>> BEGIN

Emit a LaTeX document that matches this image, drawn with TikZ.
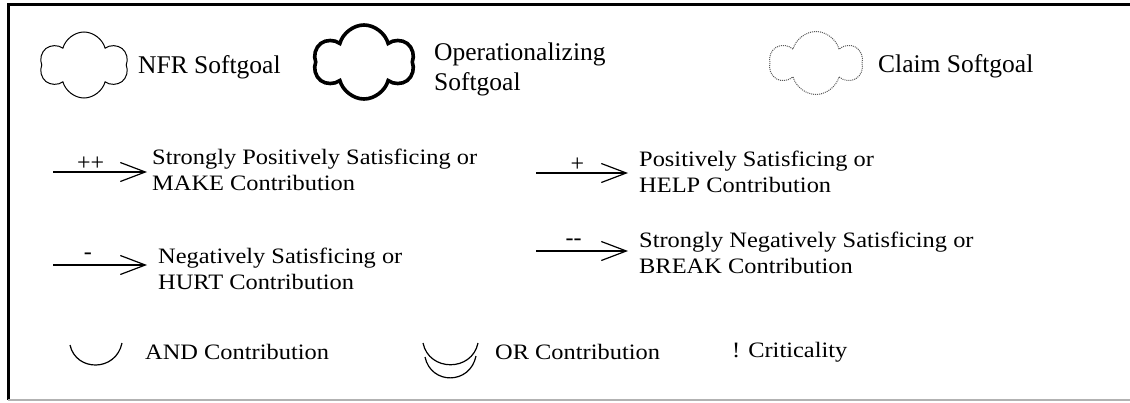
\documentclass[tikz,border=0pt]{standalone}
\usepackage{fontspec}
\setmainfont{Liberation Serif}
\newfontfamily\widefont[FakeStretch=1.11]{Liberation Serif}
\usetikzlibrary{shapes.symbols,arrows.meta,positioning}

\begin{document}
\begin{tikzpicture}%
	[x={(1pt,0pt)},
	y={(0pt,-1pt)},
	frameline/.style={line width=3pt, line join=miter},
	softgoal/.style={cloud, cloud puffs=6, cloud puff arc=150, cloud ignores aspect, draw=black, inner sep=0pt},
	opgoal/.style={softgoal, line width=3.6pt},
	claimgoal/.style={softgoal, draw=black!65, densely dotted, line width=1pt},
	goaltext/.style={inner sep=0pt, font=\fontsize{25.5}{30}\selectfont, align=left},
	contrib/.style={line width=1.2pt, -{Straight Barb[length=25pt, width=19pt, line width=1.2pt]}},
	sign/.style={inner sep=0pt, text depth=0pt, font=\fontsize{24}{24}\selectfont},
	legtext/.style={inner sep=0pt, font=\widefont\fontsize{22}{26.5}\selectfont, align=left},
	andarc/.style={line width=1.2pt}]
	%
	%% Frame of the legend
	%%
	\useasboundingbox (0,0) rectangle (1130,402);
	\draw[frameline] (8,400) -- (8,4) -- (1130,4);
	\draw[black!30, line width=1.5pt] (8,400) -- (1130,400);
	%%
	%% Softgoal kinds
	%%
	\node[softgoal, line width=1pt, minimum width=88pt, minimum height=66pt] (nfr) at (84,65) {};
	\node[goaltext, anchor=base west] (nfr-t) at (138,73) {NFR Softgoal};
	\node[opgoal, minimum width=100pt, minimum height=74pt] (opsg) at (364,62) {};
	\node[goaltext, anchor=west] (opsg-t) at (434,69) {Operationalizing\\Softgoal};
	\node[claimgoal, minimum width=92pt, minimum height=63pt] (claim) at (816,63) {};
	\node[goaltext, anchor=base west] (claim-t) at (878,72) {Claim Softgoal};
	%%
	%% Contribution links
	%%
	\coordinate (make-s) at (53,172);
	\coordinate (make-e) at (147,172);
	\coordinate (help-s) at (536,173);
	\coordinate (help-e) at (628,173);
	\coordinate (hurt-s) at (53,265);
	\coordinate (hurt-e) at (147,265);
	\coordinate (break-s) at (536,251);
	\coordinate (break-e) at (628,251);
	%
	\draw[contrib] (make-s) -- node[sign, pos=0.4, above=1pt] {++} (make-e);
	\draw[contrib] (help-s) -- node[sign, pos=0.45, above=1pt] {+} (help-e);
	\draw[contrib] (hurt-s) -- node[sign, pos=0.37, above=5pt] {-} (hurt-e);
	\draw[contrib] (break-s) -- node[sign, pos=0.41, above=5pt] {-{}-} (break-e);
	%
	\node[legtext, right=5pt of make-e, yshift=2pt] (make-t) {Strongly Positively Satisficing or\\MAKE Contribution};
	\node[legtext, right=11pt of help-e, yshift=1pt] (help-t) {Positively Satisficing or\\HELP Contribution};
	\node[legtext, right=11pt of hurt-e, yshift=-4pt] (hurt-t) {Negatively Satisficing or\\HURT Contribution};
	\node[legtext, right=11pt of break-e, yshift=-2pt] (break-t) {Strongly Negatively Satisficing or\\BREAK Contribution};
	%%
	%% Decompositions and criticality
	%%
	\draw[andarc] (70,345) .. controls (76,372) and (116,372) .. (122,343);
	\node[legtext, anchor=west] (and-t) at (145,352) {AND Contribution};
	\draw[andarc] (423,343) .. controls (429,372) and (472,372) .. (478,343);
	\draw[andarc] (425,357) .. controls (431,385) and (470,385) .. (476,356);
	\node[legtext, anchor=west] (or-t) at (495,352) {OR Contribution};
	\node[legtext, anchor=west] (crit-t) at (732,352) {!\hspace{8pt}Criticality};
	%%
\end{tikzpicture}
\end{document}
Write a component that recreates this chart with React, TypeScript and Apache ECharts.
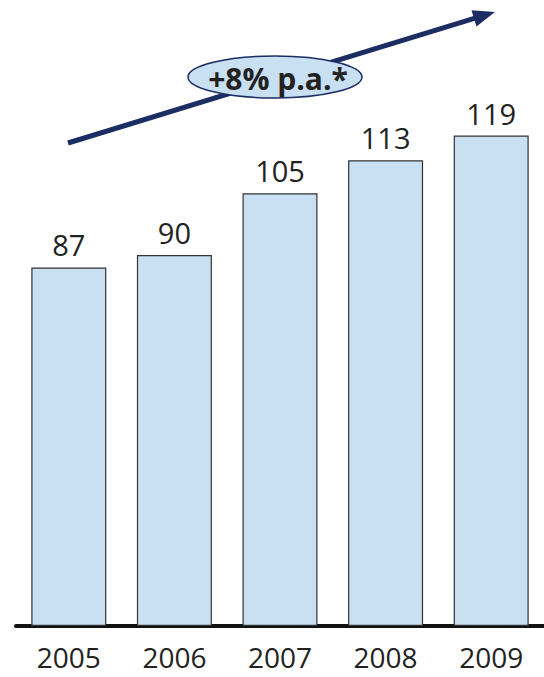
import React, { useEffect, useRef } from "react";
import * as echarts from "echarts";

const years = ["2005", "2006", "2007", "2008", "2009"];
const values = [87, 90, 105, 113, 119];
const growthLabel = "+8% p.a.*";

export default function App() {
  const ref = useRef<HTMLDivElement>(null);
  useEffect(() => {
    const chart = echarts.init(ref.current!, null, { renderer: "svg" });
    const navy = "#1c2d63";
    const tip = [495, 12];
    const tail = [68, 143];
    const dx = tip[0] - tail[0];
    const dy = tip[1] - tail[1];
    const len = Math.sqrt(dx * dx + dy * dy);
    const ux = dx / len, uy = dy / len;
    const nx = -uy, ny = ux;
    const hl = 22, hw = 8.5;
    const bx = tip[0] - hl * ux, by = tip[1] - hl * uy;
    chart.setOption({
      animation: false,
      grid: { left: 16, right: 0, top: 49, bottom: 51 },
      xAxis: {
        type: "category",
        data: years,
        axisTick: { show: false },
        axisLine: { lineStyle: { color: "#111", width: 4 } },
        axisLabel: {
          fontSize: 28,
          lineHeight: 26,
          color: "#222",
          fontFamily: "Open Sans, Noto Sans, sans-serif",
          margin: 18,
        },
      },
      yAxis: {
        type: "value",
        min: 0,
        max: 140,
        show: false,
        splitLine: { show: false },
      },
      series: [
        {
          type: "bar",
          data: values,
          barCategoryGap: "29%",
          itemStyle: { color: "#c9dff2", borderColor: "#333", borderWidth: 1.2 },
          label: {
            show: true,
            position: "top",
            distance: 8,
            fontSize: 29,
            color: "#222",
            fontFamily: "Open Sans, Noto Sans, sans-serif",
          },
        },
      ],
      graphic: [
        {
          type: "line",
          shape: { x1: tail[0], y1: tail[1], x2: bx + 2 * ux, y2: by + 2 * uy },
          style: { stroke: navy, lineWidth: 5 },
          z: 10,
        },
        {
          type: "polygon",
          shape: {
            points: [
              tip,
              [bx + hw * nx, by + hw * ny],
              [bx - hw * nx, by - hw * ny],
            ],
          },
          style: { fill: navy },
          z: 10,
        },
        {
          type: "ellipse",
          shape: { cx: 275, cy: 77, rx: 87, ry: 21 },
          style: { fill: "#c9dff2", stroke: navy, lineWidth: 1.5 },
          z: 11,
        },
        {
          type: "text",
          x: 278,
          y: 78,
          style: {
            text: growthLabel,
            fontSize: 30,
            fontWeight: "bold",
            fill: "#222",
            fontFamily: "Open Sans, Noto Sans, sans-serif",
            align: "center",
            verticalAlign: "middle",
          },
          z: 12,
        },
      ],
    });
    return () => chart.dispose();
  }, []);
  return <div ref={ref} style={{ width: 544, height: 677, position: "absolute", left: 0, top: 0 }} />;
}
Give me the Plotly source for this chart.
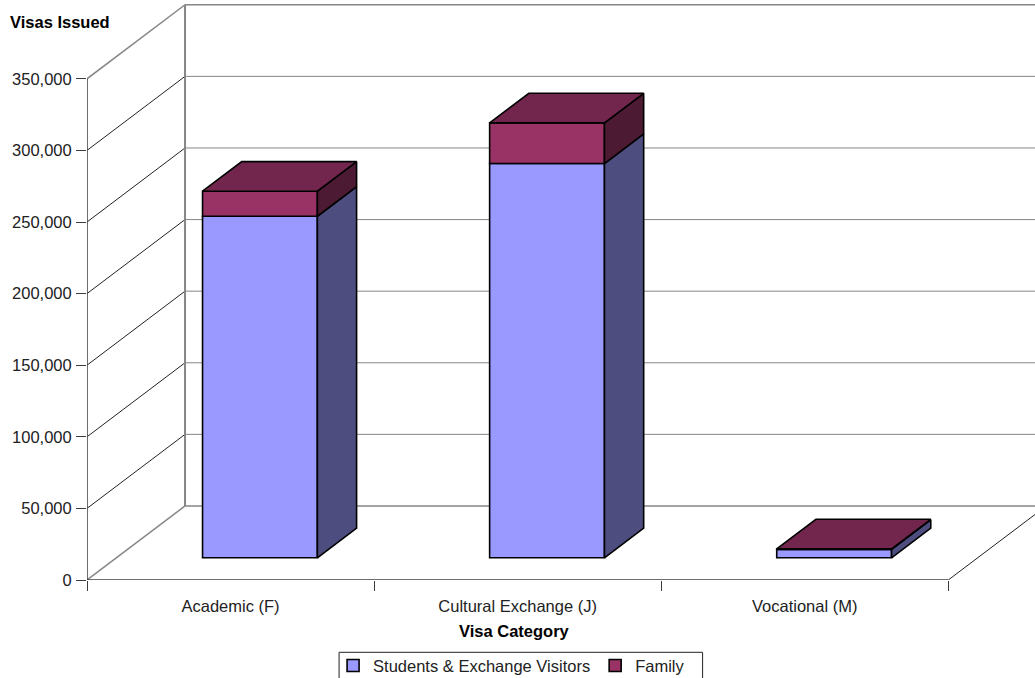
import plotly.graph_objects as go

categories = ["Academic (F)", "Cultural Exchange (J)", "Vocational (M)"]
students = [238500, 275300, 5800]
family = [17500, 28400, 400]
y_ticks = [0, 50000, 100000, 150000, 200000, 250000, 300000, 350000]

FONT = "Liberation Sans, Arial, sans-serif"
FS = 16.5
DEPTH_X = 98 / 287      # x-axis units per unit of chart depth
DEPTH_Y = 51700         # y-axis units per unit of chart depth
BAR_W = 0.4
D0, D1 = 0.3, 0.7       # depth span of the bars

STUDENT = dict(front="#9999FF", side="#4D4D80")
FAMILY = dict(front="#993366", side="#4D1A33", top="#73264D")

fig = go.Figure()
base0 = D0 * DEPTH_Y
off = -BAR_W / 2 + D0 * DEPTH_X
fig.add_bar(x=categories, y=students, base=[base0] * 3, width=BAR_W, offset=off,
            name="Students & Exchange Visitors",
            marker=dict(color=STUDENT["front"], line=dict(color="black", width=1.6)))
fig.add_bar(x=categories, y=family, base=[base0 + s for s in students], width=BAR_W, offset=off,
            name="Family",
            marker=dict(color=FAMILY["front"], line=dict(color="black", width=1.6)))

def face(xs, ys, color):
    fig.add_scatter(x=xs, y=ys, xaxis="x2", yaxis="y", mode="lines", fill="toself", fillcolor=color,
                    line=dict(color="black", width=1.6), showlegend=False, hoverinfo="skip")

dx, dy = (D1 - D0) * DEPTH_X, (D1 - D0) * DEPTH_Y
for i in range(len(categories)):
    xl = i + off
    xr = xl + BAR_W
    y0 = base0
    y1 = y0 + students[i]
    y2 = y1 + family[i]
    face([xr, xr + dx, xr + dx, xr, xr], [y0, y0 + dy, y1 + dy, y1, y0], STUDENT["side"])
    face([xr, xr + dx, xr + dx, xr, xr], [y1, y1 + dy, y2 + dy, y2, y1], FAMILY["side"])
    face([xl, xr, xr + dx, xl + dx, xl], [y2, y2, y2 + dy, y2 + dy, y2], FAMILY["top"])

n = len(categories)
left, right = -0.5, n - 0.5
xmax = left + (1035 - 87.3) / 287
bx, by = DEPTH_X, DEPTH_Y
GRAY = "#868686"
DARK = "#3C3C3C"

def seg(x0, y0, x1, y1, color, width):
    return dict(type="line", xref="x", yref="y", layer="below", x0=x0, y0=y0, x1=x1, y1=y1,
                line=dict(color=color, width=width))

shapes = []
top = y_ticks[-1]
for t in y_ticks[1:-1]:
    shapes.append(seg(left + bx, t + by, xmax, t + by, GRAY, 1))
    shapes.append(seg(left, t, left + bx, t + by, "#222222", 1))
shapes += [
    seg(left, top, left + bx, top + by, GRAY, 1.5),
    seg(left, 0, left + bx, by, GRAY, 1.5),
    seg(left + bx, by, xmax, by, GRAY, 1.5),
    seg(left + bx, top + by, xmax, top + by, GRAY, 1.5),
    seg(left + bx, 0 + by, left + bx, top + by, GRAY, 2),
    seg(right, 0, right + bx, by, "#222222", 1),
    seg(left, 0, left, top, DARK, 1.5),
    seg(left, 0, right, 0, DARK, 1.5),
]

PW, PH = 947.7, 580.0

# legend frame, which runs off the bottom of the picture as in the reference
shapes.append(dict(type="rect", xref="paper", yref="paper", layer="above",
                   x0=(339.3 - 87.3) / PW, x1=(702.7 - 87.3) / PW,
                   y0=(PH - 690) / PH, y1=(PH - 652.3) / PH,
                   line=dict(color="#222222", width=1), fillcolor="rgba(0,0,0,0)"))

fig.update_layout(
    width=1035, height=678, autosize=False,
    margin=dict(l=87.3, r=0, t=0, b=98, pad=0, autoexpand=False),
    paper_bgcolor="white", plot_bgcolor="white",
    font=dict(family=FONT, size=FS, color="#222222"),
    barmode="overlay",
    shapes=shapes,
    xaxis=dict(type="category", categoryorder="array", categoryarray=categories,
               range=[left, xmax], tickson="boundaries", ticks="outside", ticklen=10,
               tickcolor=DARK, tickwidth=1, showgrid=False, zeroline=False, showline=False,
               tickfont=dict(size=FS, family=FONT), ticklabelstandoff=14),
    xaxis2=dict(overlaying="x", range=[left, xmax], visible=False, anchor="y"),
    yaxis=dict(range=[0, PH / 71.6 * 50000], tickvals=y_ticks, tickformat=",",
               ticks="outside", ticklen=10, tickcolor=DARK, tickwidth=1,
               showgrid=False, zeroline=False, showline=False, automargin=False,
               tickfont=dict(size=FS, family=FONT), ticklabelstandoff=1),
    legend=dict(orientation="h", x=(333.3 - 87.3) / PW, y=(PH - 648.3) / PH,
                xanchor="left", yanchor="top", borderwidth=0,
                bgcolor="rgba(0,0,0,0)", font=dict(size=FS, family=FONT), traceorder="normal"),
    annotations=[
        dict(text="<b>Visas Issued</b>", xref="paper", yref="paper",
             x=(60 - 87.3) / PW, y=(PH - 22) / PH, xanchor="center", yanchor="middle",
             showarrow=False, font=dict(size=FS, family=FONT, color="black")),
        dict(text="<b>Visa Category</b>", xref="paper", yref="paper",
             x=(515 - 87.3) / PW, y=(PH - 631) / PH, xanchor="center", yanchor="middle",
             showarrow=False, font=dict(size=FS, family=FONT, color="black")),
    ],
)

fig.write_html("out.html", config=dict(displayModeBar=False),
               post_script="document.body.style.margin='0';")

>> END

Exercise goal: Every line in the data above that contains "this" needs to be copied.

The answer:
Emit a LaTeX document that matches this image, drawn with TikZ.
Write a component that recreates this chart with React, TypeScript and Apache ECharts.
Give me the Plotly source for this chart.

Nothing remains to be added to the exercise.